Make Sure Your Contracts Match How You Actually Operate
One of the biggest pitfalls is copying templates that don’t reflect what your startup really does.
For example, if you’re running a SaaS product with monthly subscriptions and a self-serve onboarding flow, your terms should reflect your actual billing, cancellation, support, and service model - not a generic “consulting services” agreement.
Think Ahead To Fundraising (Even If You’re Not Raising Yet)
You don’t need to run your startup like a listed company. But it helps to build with due diligence in mind.
Many investors will look for:
- a clean cap table and clear equity arrangements
- founder documentation and governance
- evidence the company owns its IP
- clear commercial terms with customers (especially enterprise)
- employment and contractor documentation for key team members
When these pieces are in place early, fundraising becomes smoother because you’re not trying to rebuild the plane mid-flight.
Key Takeaways
- Most startups benefit from official written contracts early, because they reduce misunderstandings and protect ownership as the business grows.
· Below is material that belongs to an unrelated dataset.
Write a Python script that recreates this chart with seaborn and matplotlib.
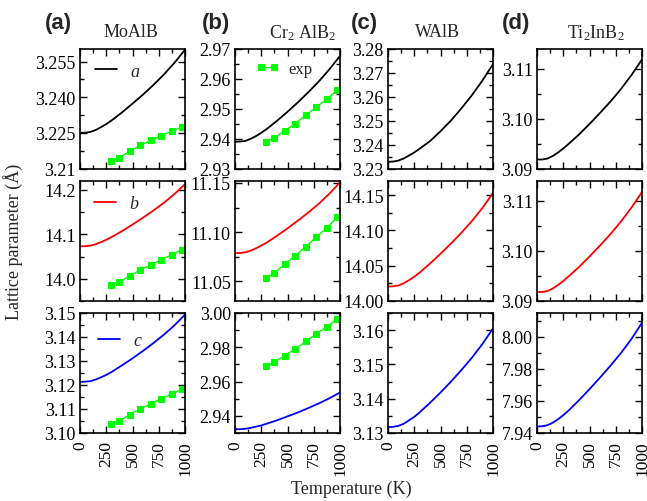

- Verbal agreements and “we’ll sort it out later” arrangements can still be enforceable - but they’re often unclear and harder to prove when something changes.
- Founder documents (equity, roles, decision-making, exits) are usually a priority, especially where there are multiple founders or equity is being offered to others.
- IP and confidentiality protections matter early, particularly when contractors, developers, designers, advisors, or partners are involved.
- Customer terms become important as soon as you start charging, because they help manage scope, payments, cancellations, and liability - while still needing to align with Australian Consumer Law.
- Employment and contractor documentation helps startups grow with less risk, clearer expectations, and fewer disputes.